Quarantamila iscritti in meno all’Università: è la differenza tra tra il 2005 (324mila giovani che iniziavano il percorso di laurea) e il 2009 (286mila che hanno fatto la stessa scelta). Nel 2005 si iscriveva ad un corso di laurea il 56 per cento dei ragazzi di 19 anni, il 73 per cento di quelli che avevano un diploma. Nel 2009 il 53 per cento è diventato 47 e il 73 per cento è diventato 60. Insomma all’Università in Italia si va sempre meno, in contro tendenza con il resto del mondo. E ci vanno sempre meno i figli dei più poveri, culturalmente ed economicamente poveri: la percentuale di iscritti figli di genitori con la quinta elementare è calata dal 15 al 12 per cento.

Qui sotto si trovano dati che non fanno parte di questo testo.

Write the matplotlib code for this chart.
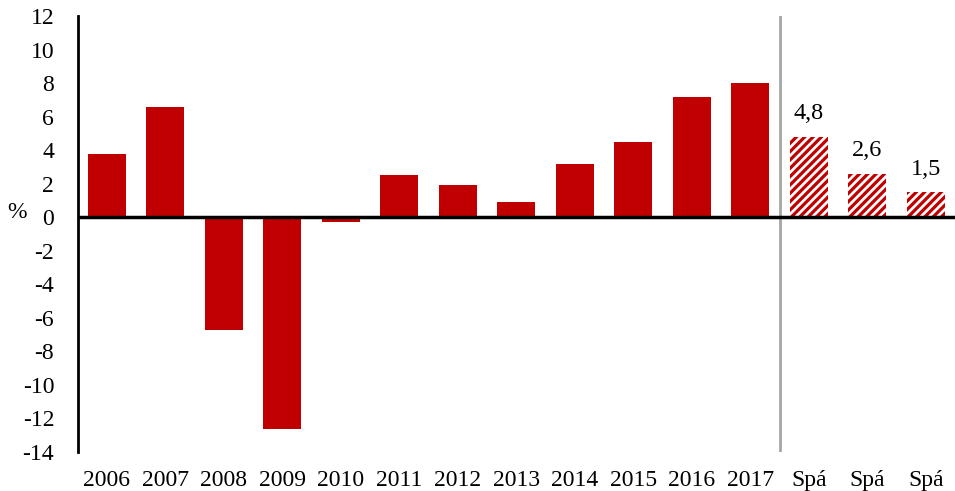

All’Università si va sempre meno per almeno un dannato e ottimo motivo: il “valore” sociale ed economico del “pezzo di carta” è in rapida e ripida discesa. La laurea non garantisce un posto di lavoro e neanche garantisce maggior retribuzioni sul posto di lavoro. L’Università costa, non moltissimo in verità rispetto ad altri paesi. Ma è un costo e “investimento” delle risorse delle famiglie che non rende. Le famiglie se ne sono accorte e stanno rinunciando. Rinunciano ovviamente meno famiglie che quel costo possono permetterselo anche senza garanzie di “ritorni”. Però lungo la strada sempre più giovani e famiglie si pentono della scelta: in Italia il 45 per cento degli universitari non arriva alla laurea. Con il “saldo finale” per cui il paese ha una percentuale di laureati sulla popolazione più bassa dei paesi omologhi in Europa nonostante abbia reso più facile il conseguimento della laurea con il meccanismo del tre più due. Insomma la “voglia” di laurea e di laureati ha portato ad un sistema che conferisce titoli di studio svalutati, lauree di minor valore sociale ed economico che deprimono l’utilità del corso di studi universitario, atenei che reagiscono abbassando ancora il livello di difficoltà e preparazione…un circolo che è già una spirale, un gorgo che trascina giù.
L’Università e la laurea non sono più la cabina e il pulsante “dell’ascensore sociale”. Ci si regola comprensibilmente di conseguenza. Comprensibilmente e di conseguenza in un paese in cui il 54 per cento delle assunzioni avviene per via di conoscenza ambientale, insomma parenti, amici e conoscenti in un intreccio e rete dove la laurea è, nel migliore dei casi, optional e accessorio gradito ma non decisivo. Oltre a quel 54 per cento c’è infatti un altro 25 per cento di assunzioni che avviene per via di cooptazione aziendale, insomma i figli dei bancari a fare i bancari e così via…Alla via della laurea e del curriculum resta solo il residuo striminzito 20 per cento delle assunzioni. Un mercato del lavoro di natura e vocazione più tribale che industriale.
Ma i guai purtroppo non finiscono qui. Studi e verifiche recenti attestano concordi e indiscutibili che solo un 30 per cento degli italiani nella sua vita quotidiana legge. Gli altri non leggono e progressivamente perdono la capacità di comprendere quel che occasionalmente leggono. Solo il 30 per cento degli italiani fa correttamente di conto, con le cifre dell’aritmetica e con i concetti della logica. Il restante 70 per cento non è in grado di “sommare” due concetti in una sola frase. Infatti solo il 30 per cento degli italiani correttamente parla, dove correttamente non vuol dire in rispetto della grammatica e della sintassi, lì la percentuale scende vertiginosamente. Correttamente vuol dire pronunciare frasi dotate di senso compiuto. Il restante 70 per cento ammucchia parole con la stessa tecnica con cui Totò e Peppino De Filippo spargevano punti e punti e virgola e due punti nella lettera dei fratelli Capone alla “Malafemmina”. In questo 70 per cento di “analfabeti di ritorno” ci sono e si contano diplomati e anche iscritti all’Università. E’ questa, oltre al caso delle iscrizioni agli Atenei, la drammatica e consolidata novità.